>> BEGIN GIVEN INFORMATION

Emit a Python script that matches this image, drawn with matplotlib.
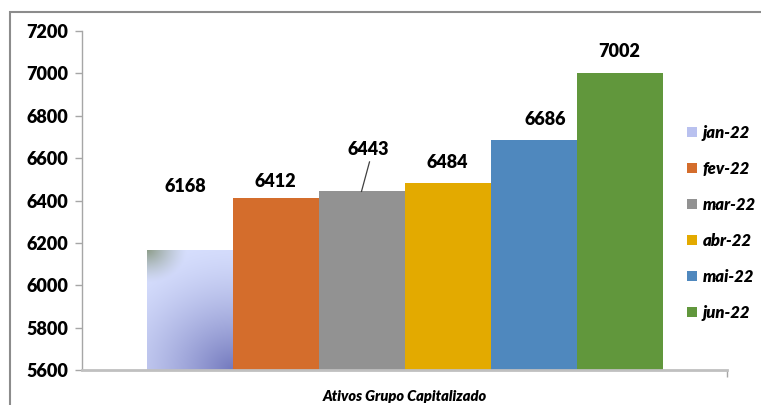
import matplotlib.pyplot as plt
import numpy as np
from matplotlib.patches import Rectangle, Patch
from matplotlib.colors import to_rgb

# Monthly values for the capitalized group assets
months = ["jan-22", "fev-22", "mar-22", "abr-22", "mai-22", "jun-22"]
values = [6168, 6412, 6443, 6484, 6686, 7002]
colors = ["#d6defc", "#d46d2c", "#929292", "#e3aa00", "#4f88be", "#61973c"]
category = "Ativos Grupo Capitalizado"

# label offsets above each bar top (in y units)
label_offsets = [296, 80, 200, 93, 94, 99]

plt.rcParams['font.family'] = ['Lato', 'DejaVu Sans']
W = "heavy"

fig = plt.figure(figsize=(7.61, 4.05), dpi=100)
ax = fig.add_axes([82 / 761, 1 - 370 / 405, 645 / 761, 339 / 405])

n = len(values)
group = 0.8
width = group / n
xpos = [-group / 2 + (i + 0.5) * width for i in range(n)]

bars = ax.bar(xpos, values, width=width, color=colors, bottom=0, zorder=2)

ax.set_xlim(-0.5, 0.5)
ax.set_ylim(5600, 7200)
ax.set_yticks(range(5600, 7201, 200))

# gradient fill for the first bar (pixel-ish grid: 86 wide, 120 tall)
b0 = bars[0]
b0.set_facecolor("none")
x0, x1 = xpos[0] - width / 2, xpos[0] + width / 2
ny, nx = 120, 86
px, py = np.meshgrid(np.arange(nx), np.arange(ny))
light = np.array(to_rgb("#d6defd"))
dark = np.array(to_rgb("#7278bd"))
green = np.array(to_rgb("#8c9c88"))
d1 = np.hypot((nx - px) * 0.95, (ny - py) * 1.05)
w1 = np.clip(1 - d1 / 135, 0, 1) ** 1.5
d2 = np.hypot(px, py * 1.2)
w2 = np.clip(1 - d2 / 40, 0, 1) ** 1.3
img = light * (1 - w1 - w2)[..., None] + dark * w1[..., None] + green * w2[..., None]
img = np.clip(img, 0, 1)
im = ax.imshow(img, extent=[x0, x1, 5600, values[0]], origin="upper",
               aspect="auto", zorder=2, interpolation="bilinear")
im.set_clip_path(b0)

# value labels
for i, (x, val) in enumerate(zip(xpos, values)):
    ty = val + label_offsets[i]
    dx = 0.0
    if i == 0:
        dx = -0.007
    elif i == 2:
        dx = 0.011
        # leader line from the label down to the bar top
        ax.plot([x, x + 0.0124], [val, val + 139], color="#404040", lw=0.9,
                zorder=3)
    elif i == 4:
        dx = 0.018
    ax.text(x + dx, ty, str(val), ha="center", va="center", fontsize=13,
            fontweight=W)

# axes styling
for side in ["top", "right"]:
    ax.spines[side].set_visible(False)
ax.spines["left"].set_color("#a6a6a6")
ax.spines["left"].set_linewidth(1)
ax.spines["bottom"].set_color("#c0c0c0")
ax.spines["bottom"].set_linewidth(2)
ax.tick_params(axis="y", length=5, width=1, color="#a6a6a6", pad=5,
               labelsize=13)
for t in ax.get_yticklabels():
    t.set_fontweight(W)
ax.set_xticks([0.5])
ax.set_xticklabels([""])
ax.tick_params(axis="x", length=5, width=1, color="#a6a6a6")
ax.set_xlabel(category, fontsize=10.5, fontweight=W, fontstyle="italic")
ax.xaxis.set_label_coords(0.5, -0.06)

# legend
handles = [Patch(facecolor=c, edgecolor="none") for c in colors]
handles[0] = Patch(facecolor="#b9c1ef", edgecolor="none")
fig.legend(handles, months, loc="center left",
           bbox_to_anchor=(672 / 761, 1 - 223 / 405), frameon=False,
           prop=dict(size=12, weight=W, style="italic"),
           handlelength=0.6, handleheight=0.6, handletextpad=0.35,
           labelspacing=1.2)

# chart area border
fig.patches.append(Rectangle((10 / 761, -0.1), 1.2, 1 - 12 / 405 + 0.1,
                             transform=fig.transFigure, fill=False,
                             edgecolor="#8c8c8c", lw=1.5))

fig.savefig("out.png", dpi=100)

>> END GIVEN INFORMATION

(WHAT THE TASK REQUIRES)
Without the pictures, repeat the listing above exactly.

(WRITTEN ANSWER)
Emit a Python script that matches this image, drawn with matplotlib.
import matplotlib.pyplot as plt
import numpy as np
from matplotlib.patches import Rectangle, Patch
from matplotlib.colors import to_rgb

# Monthly values for the capitalized group assets
months = ["jan-22", "fev-22", "mar-22", "abr-22", "mai-22", "jun-22"]
values = [6168, 6412, 6443, 6484, 6686, 7002]
colors = ["#d6defc", "#d46d2c", "#929292", "#e3aa00", "#4f88be", "#61973c"]
category = "Ativos Grupo Capitalizado"

# label offsets above each bar top (in y units)
label_offsets = [296, 80, 200, 93, 94, 99]

plt.rcParams['font.family'] = ['Lato', 'DejaVu Sans']
W = "heavy"

fig = plt.figure(figsize=(7.61, 4.05), dpi=100)
ax = fig.add_axes([82 / 761, 1 - 370 / 405, 645 / 761, 339 / 405])

n = len(values)
group = 0.8
width = group / n
xpos = [-group / 2 + (i + 0.5) * width for i in range(n)]

bars = ax.bar(xpos, values, width=width, color=colors, bottom=0, zorder=2)

ax.set_xlim(-0.5, 0.5)
ax.set_ylim(5600, 7200)
ax.set_yticks(range(5600, 7201, 200))

# gradient fill for the first bar (pixel-ish grid: 86 wide, 120 tall)
b0 = bars[0]
b0.set_facecolor("none")
x0, x1 = xpos[0] - width / 2, xpos[0] + width / 2
ny, nx = 120, 86
px, py = np.meshgrid(np.arange(nx), np.arange(ny))
light = np.array(to_rgb("#d6defd"))
dark = np.array(to_rgb("#7278bd"))
green = np.array(to_rgb("#8c9c88"))
d1 = np.hypot((nx - px) * 0.95, (ny - py) * 1.05)
w1 = np.clip(1 - d1 / 135, 0, 1) ** 1.5
d2 = np.hypot(px, py * 1.2)
w2 = np.clip(1 - d2 / 40, 0, 1) ** 1.3
img = light * (1 - w1 - w2)[..., None] + dark * w1[..., None] + green * w2[..., None]
img = np.clip(img, 0, 1)
im = ax.imshow(img, extent=[x0, x1, 5600, values[0]], origin="upper",
               aspect="auto", zorder=2, interpolation="bilinear")
im.set_clip_path(b0)

# value labels
for i, (x, val) in enumerate(zip(xpos, values)):
    ty = val + label_offsets[i]
    dx = 0.0
    if i == 0:
        dx = -0.007
    elif i == 2:
        dx = 0.011
        # leader line from the label down to the bar top
        ax.plot([x, x + 0.0124], [val, val + 139], color="#404040", lw=0.9,
                zorder=3)
    elif i == 4:
        dx = 0.018
    ax.text(x + dx, ty, str(val), ha="center", va="center", fontsize=13,
            fontweight=W)

# axes styling
for side in ["top", "right"]:
    ax.spines[side].set_visible(False)
ax.spines["left"].set_color("#a6a6a6")
ax.spines["left"].set_linewidth(1)
ax.spines["bottom"].set_color("#c0c0c0")
ax.spines["bottom"].set_linewidth(2)
ax.tick_params(axis="y", length=5, width=1, color="#a6a6a6", pad=5,
               labelsize=13)
for t in ax.get_yticklabels():
    t.set_fontweight(W)
ax.set_xticks([0.5])
ax.set_xticklabels([""])
ax.tick_params(axis="x", length=5, width=1, color="#a6a6a6")
ax.set_xlabel(category, fontsize=10.5, fontweight=W, fontstyle="italic")
ax.xaxis.set_label_coords(0.5, -0.06)

# legend
handles = [Patch(facecolor=c, edgecolor="none") for c in colors]
handles[0] = Patch(facecolor="#b9c1ef", edgecolor="none")
fig.legend(handles, months, loc="center left",
           bbox_to_anchor=(672 / 761, 1 - 223 / 405), frameon=False,
           prop=dict(size=12, weight=W, style="italic"),
           handlelength=0.6, handleheight=0.6, handletextpad=0.35,
           labelspacing=1.2)

# chart area border
fig.patches.append(Rectangle((10 / 761, -0.1), 1.2, 1 - 12 / 405 + 0.1,
                             transform=fig.transFigure, fill=False,
                             edgecolor="#8c8c8c", lw=1.5))

fig.savefig("out.png", dpi=100)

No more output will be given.